Shelton’s prospects for a seat at the central bank have been hazy for much of the year. Some Republicans on the Senate Banking Committee initially raised concerns about Shelton’s monetary policy views and whether she could maintain the central bank’s independence. Shelton’s nomination narrowly made it through the banking panel, which voted 13-12 along party lines to send the nomination to the full Senate. Romney and Collins publicly said they’d oppose Shelton’s nomination soon after.
Collins confirmed Tuesday that she would still be a “no” vote on Shelton. Romney, also on Tuesday, declined to say whether he would vote “present,” which would effectively help cancel out one of the Republican absences.
In perhaps an indication of the Republicans’ middling enthusiasm for Shelton, no GOP senators spoke on the Senate floor in favor of her nomination on Monday or as of Tuesday afternoon. Senate Majority Leader Mitch McConnell, R-Ky., praised the slate of judicial nominees that the Senate was on track to confirm, but said nothing about Shelton directly.

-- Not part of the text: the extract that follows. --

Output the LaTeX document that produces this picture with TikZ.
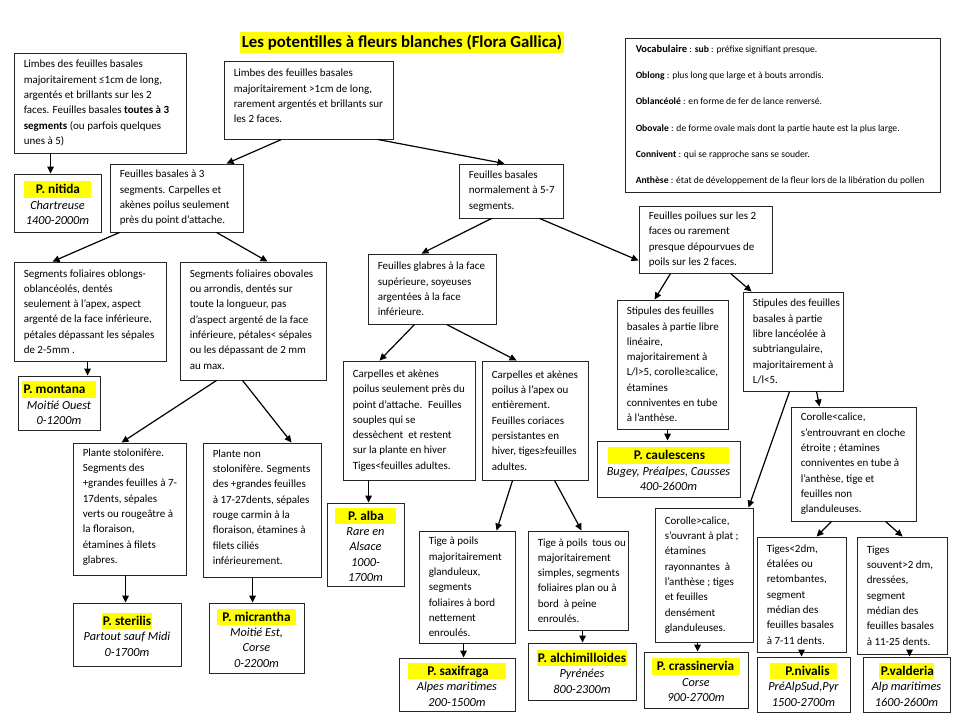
\documentclass[tikz,border=0pt]{standalone}
\usepackage{fontspec}
\setmainfont{Carlito}
\usetikzlibrary{arrows.meta}
\definecolor{hly}{RGB}{255,255,0}
\newcommand\hl[3]{{\setlength{\fboxsep}{0pt}\colorbox{hly}{\fontsize{13.3}{15.3}\selectfont\rule[-4pt]{0pt}{16.5pt}\hspace*{#1pt}\textbf{#3}\hspace*{#2pt}}}}
\newcommand\qbox[7][]{%
  \node[qb, minimum width=#5, minimum height=#6] (#2) at (#3,#4) {};
  \node[txt, anchor=west, #1] (#2t) at ([xshift=10pt]#2.west) {#7};}
\begin{document}
\begin{tikzpicture}[x=1pt,y=-1pt,
  qb/.style={draw=black!85, line width=0.9pt, fill=white, inner sep=0pt},
  txt/.style={align=left, inner sep=0pt, font=\fontsize{11}{15.3}\selectfont},
  leaf/.style={draw=black!85, line width=0.9pt, fill=white, inner sep=0pt, align=center, font=\fontsize{12.3}{15.3}\selectfont},
  arr/.style={-{Triangle[length=7pt,width=6.5pt]}, line width=1.2pt}]
\fill[white] (0,0) rectangle (956,717);
\useasboundingbox (0,0) rectangle (956,717);

% title
\node[fill=hly, inner xsep=2pt, inner ysep=0pt, minimum height=21, font=\fontsize{16.8}{19}\selectfont\bfseries] (title) at (402,42.5) {Les potentilles à fleurs blanches (Flora Gallica)};

% vocabulary
\node[qb, minimum width=315, minimum height=154] (vocab) at (782.5,115) {};
\node[anchor=west, align=left, inner sep=0pt, font=\fontsize{9.6}{26.2}\selectfont] (vocabt) at ([xshift=11pt]vocab.west) {{\fontsize{10.5}{12}\selectfont\textbf{Vocabulaire}} : \textbf{sub} : préfixe signifiant presque.\\
\textbf{Oblong} : plus long que large et à bouts arrondis.\\
\textbf{Oblancéolé} : en forme de fer de lance renversé.\\
\textbf{Obovale} : de forme ovale mais dont la partie haute est la plus large.\\
\textbf{Connivent} : qui se rapproche sans se souder.\\
\textbf{Anthèse} : état de développement de la fleur lors de la libération du pollen};

% question boxes
\qbox{q1}{100}{103}{172}{100}{Limbes des feuilles basales\\majoritairement ≤1cm de long,\\argentés et brillants sur les 2\\faces. Feuilles basales \textbf{toutes à 3}\\\textbf{segments} (ou parfois quelques\\unes à 5)}
\qbox[yshift=4pt]{root}{308.5}{100}{169}{78}{Limbes des feuilles basales\\majoritairement >1cm de long,\\rarement argentés et brillants sur\\les 2 faces.}
\qbox{seg3}{176.5}{198}{133}{68}{Feuilles basales à 3\\segments. Carpelles et\\akènes poilus seulement\\près du point d’attache.}
\qbox{seg57}{511}{191}{104}{54}{Feuilles basales\\normalement à 5-7\\segments.}
\qbox{oblong}{90}{311.5}{152}{99}{Segments foliaires oblongs-\\oblancéolés, dentés\\seulement à l’apex, aspect\\argenté de la face inférieure,\\pétales dépassant les sépales\\de 2-5mm .}
\qbox[yshift=1.5pt]{obov}{253}{321}{146}{118}{Segments foliaires obovales\\ou arrondis, dentés sur\\toute la longueur, pas\\d’aspect argenté de la face\\inférieure, pétales< sépales\\ou les dépassant de 2 mm\\au max.}
\qbox[yshift=2pt]{stolo}{129.5}{509}{113}{132}{Plante stolonifère.\\Segments des\\+grandes feuilles à 7-\\17dents, sépales\\verts ou rougeâtre à\\la floraison,\\étamines à filets\\glabres.}
\qbox[yshift=3pt]{nonstolo}{262}{510}{118}{134}{Plante non\\stolonifère. Segments\\des +grandes feuilles\\à 17-27dents, sépales\\rouge carmin à la\\floraison, étamines à\\filets ciliés\\inférieurement.}
\qbox{glabres}{432}{289}{128}{70}{Feuilles glabres à la face\\supérieure, soyeuses\\argentées à la face\\inférieure.}
\qbox{poilues}{705.5}{239.5}{133}{67}{Feuilles poilues sur les 2\\faces ou rarement\\presque dépourvues de\\poils sur les 2 faces.}
\qbox{carp1}{409}{420.5}{132}{119}{Carpelles et akènes\\poilus seulement près du\\point d’attache.~ Feuilles\\souples qui se\\dessèchent~ et restent\\sur la plante en hiver\\Tiges<feuilles adultes.}
\qbox{carp2}{535}{420.5}{106}{119}{Carpelles et akènes\\poilus à l’apex ou\\entièrement.\\Feuilles coriaces\\persistantes en\\hiver, tiges≥feuilles\\adultes.}
\qbox{tigeg}{467}{587}{96}{112}{Tige à poils\\majoritairement\\glanduleux,\\segments\\foliaires à bord\\nettement\\enroulés.}
\qbox{tiges}{578}{580.5}{100}{99}{Tige à poils~ tous ou\\majoritairement\\simples, segments\\foliaires plan ou à\\bord~ à peine\\enroulés.}
\qbox{stlin}{672.5}{364.5}{111}{129}{Stipules des feuilles\\basales à partie libre\\linéaire,\\majoritairement à\\L/l>5, corolle≥calice,\\étamines\\conniventes en tube\\à l’anthèse.}
\qbox{stlan}{793}{341.5}{100}{99}{Stipules des feuilles\\basales à partie\\libre lancéolée à\\subtriangulaire,\\majoritairement à\\L/l<5.}
\qbox{corinf}{853.5}{464}{125}{114}{Corolle<calice,\\s’entrouvrant en cloche\\étroite ; étamines\\conniventes en tube à\\l’anthèse, tige et\\feuilles non\\glanduleuses.}
\qbox{corsup}{704}{575}{98}{134}{Corolle>calice,\\s’ouvrant à plat ;\\étamines\\rayonnantes~ à\\l’anthèse ; tiges\\et feuilles\\densément\\glanduleuses.}
\qbox{tigi}{801.5}{594.5}{89}{115}{Tiges<2dm,\\étalées ou\\retombantes,\\segment\\médian des\\feuilles basales\\à 7-11 dents.}
\qbox{tigs}{902}{595.5}{90}{117}{Tiges\\souvent>2 dm,\\dressées,\\segment\\médian des\\feuilles basales\\à 11-25 dents.}

% leaf boxes
\node[leaf, minimum width=87, minimum height=58] (nitida) at (57.5,203) {\hl{12}{11}{P. nitida}\\\textit{Chartreuse}\\\textit{1400-2000m}};
\node[leaf, minimum width=82, minimum height=54] (montana) at (59,403) {\hl{2}{11}{P. montana}\\\textit{Moitié Ouest}\\\textit{0-1200m}};
\node[leaf, minimum width=108, minimum height=63] (sterilis) at (127,634.5) {\hl{1}{1}{P. sterilis}\\\textit{Partout sauf Midi}\\\textit{0-1700m}};
\node[leaf, minimum width=95, minimum height=70] (micrantha) at (256.5,638) {\hl{5}{5}{P. micrantha}\\\textit{Moitié Est,}\\\textit{Corse}\\\textit{0-2200m}};
\node[leaf, minimum width=77, minimum height=83] (alba) at (365.5,544.5) {\hl{13}{12}{P. alba}\\\textit{Rare en}\\\textit{Alsace}\\\textit{1000-}\\\textit{1700m}};
\node[leaf, minimum width=116, minimum height=53] (saxi) at (457,684.5) {\hl{19}{17}{P. saxifraga}\\\textit{Alpes maritimes}\\\textit{200-1500m}};
\node[leaf, minimum width=108, minimum height=57] (alchi) at (582,671.5) {\hl{1}{1}{P. alchimilloides}\\\textit{Pyrénées}\\\textit{800-2300m}};
\node[leaf, minimum width=143, minimum height=56] (caul) at (668.5,469) {\hl{26}{24}{P. caulescens}\\\textit{Bugey, Préalpes, Causses}\\\textit{400-2600m}};
\node[leaf, minimum width=104, minimum height=56] (crass) at (696,680) {\hl{5}{6}{P. crassinervia}\\\textit{Corse}\\\textit{900-2700m}};
\node[leaf, minimum width=93, minimum height=55] (nival) at (803.5,684.5) {\hl{15}{7}{P.nivalis}\\\textit{PréAlpSud,Pyr}\\\textit{1500-2700m}};
\node[leaf, minimum width=87, minimum height=55] (vald) at (906.5,684.5) {\hl{2}{0}{P.valderia}\\\textit{Alp maritimes}\\\textit{1600-2600m}};

% connectors
\draw[arr] ([xshift=37pt]q1.south west) -- ([xshift=37pt]nitida.north west);
\draw[arr] ([xshift=58pt]root.south west) -- ([xshift=117pt]seg3.north west);
\draw[arr] ([xshift=154pt]root.south west) -- ([xshift=46pt]seg57.north west);
\draw[arr] ([xshift=10pt]seg3.south west) -- ([xshift=39pt]oblong.north west);
\draw[arr] ([xshift=107pt]seg3.south west) -- ([xshift=88pt]obov.north west);
\draw[arr] ([xshift=74pt]oblong.south west) -- ([xshift=70pt]montana.north west);
\draw[arr] ([xshift=37pt]obov.south west) -- ([xshift=49pt]stolo.north west);
\draw[arr] ([xshift=63pt]obov.south west) -- ([xshift=89pt]nonstolo.north west);
\draw[arr] ([xshift=53pt]stolo.south west) -- ([xshift=53pt]sterilis.north west);
\draw[arr] ([xshift=50pt]nonstolo.south west) -- ([xshift=44pt]micrantha.north west);
\draw[arr] ([xshift=33pt]seg57.south west) -- ([xshift=54pt]glabres.north west);
\draw[arr] ([xshift=81pt]seg57.south west) -- ([yshift=-55pt]poilues.north west);
\draw[arr] ([xshift=47pt]glabres.south west) -- ([xshift=37pt]carp1.north west);
\draw[arr] ([xshift=79pt]glabres.south west) -- ([xshift=35pt]carp2.north west);
\draw[arr] ([xshift=26pt]carp1.south west) -- ([xshift=42pt]alba.north west);
\draw[arr] ([xshift=31pt]carp2.south west) -- ([xshift=78pt]tigeg.north west);
\draw[arr] ([xshift=73pt]carp2.south west) -- ([xshift=54pt]tiges.north west);
\draw[arr] ([xshift=45pt]tigeg.south west) -- ([xshift=65pt]saxi.north west);
\draw[arr] ([xshift=55pt]tiges.south west) -- ([xshift=55pt]alchi.north west);
\draw[arr] ([xshift=32pt]poilues.south west) -- ([xshift=38pt]stlin.north west);
\draw[arr] ([xshift=92pt]poilues.south west) -- ([xshift=9pt]stlan.north west);
\draw[arr] ([xshift=51pt]stlin.south west) -- ([xshift=71pt]caul.north west);
\draw[arr] ([xshift=74pt]stlan.south west) -- ([xshift=29pt]corinf.north west);
\draw[arr] ([xshift=47pt]stlan.south west) -- ([xshift=94pt]corsup.north west);
\draw[arr] ([xshift=41pt]corinf.south west) -- ([xshift=60pt]tigi.north west);
\draw[arr] ([xshift=95pt]corinf.south west) -- ([xshift=46pt]tigs.north west);
\draw[arr] ([xshift=43pt]corsup.south west) -- ([xshift=54pt]crass.north west);
\draw[arr] ([xshift=45pt]tigi.south west) -- ([xshift=45pt]nival.north west);
\draw[arr] ([xshift=53pt]tigs.south west) -- ([xshift=47pt]vald.north west);
\end{tikzpicture}
\end{document}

The Fed is responsible for monetary policy, and its main policy lever rests in the setting of interest rates. All but one of the Fed’s top officials were put in their current roles by Trump, including Chair Jerome Powell. But the Fed’s seven-seat board has been operating with two vacancies for years, and a handful of Trump’s previous picks either failed to garner enough support from lawmakers or withdrew their bids.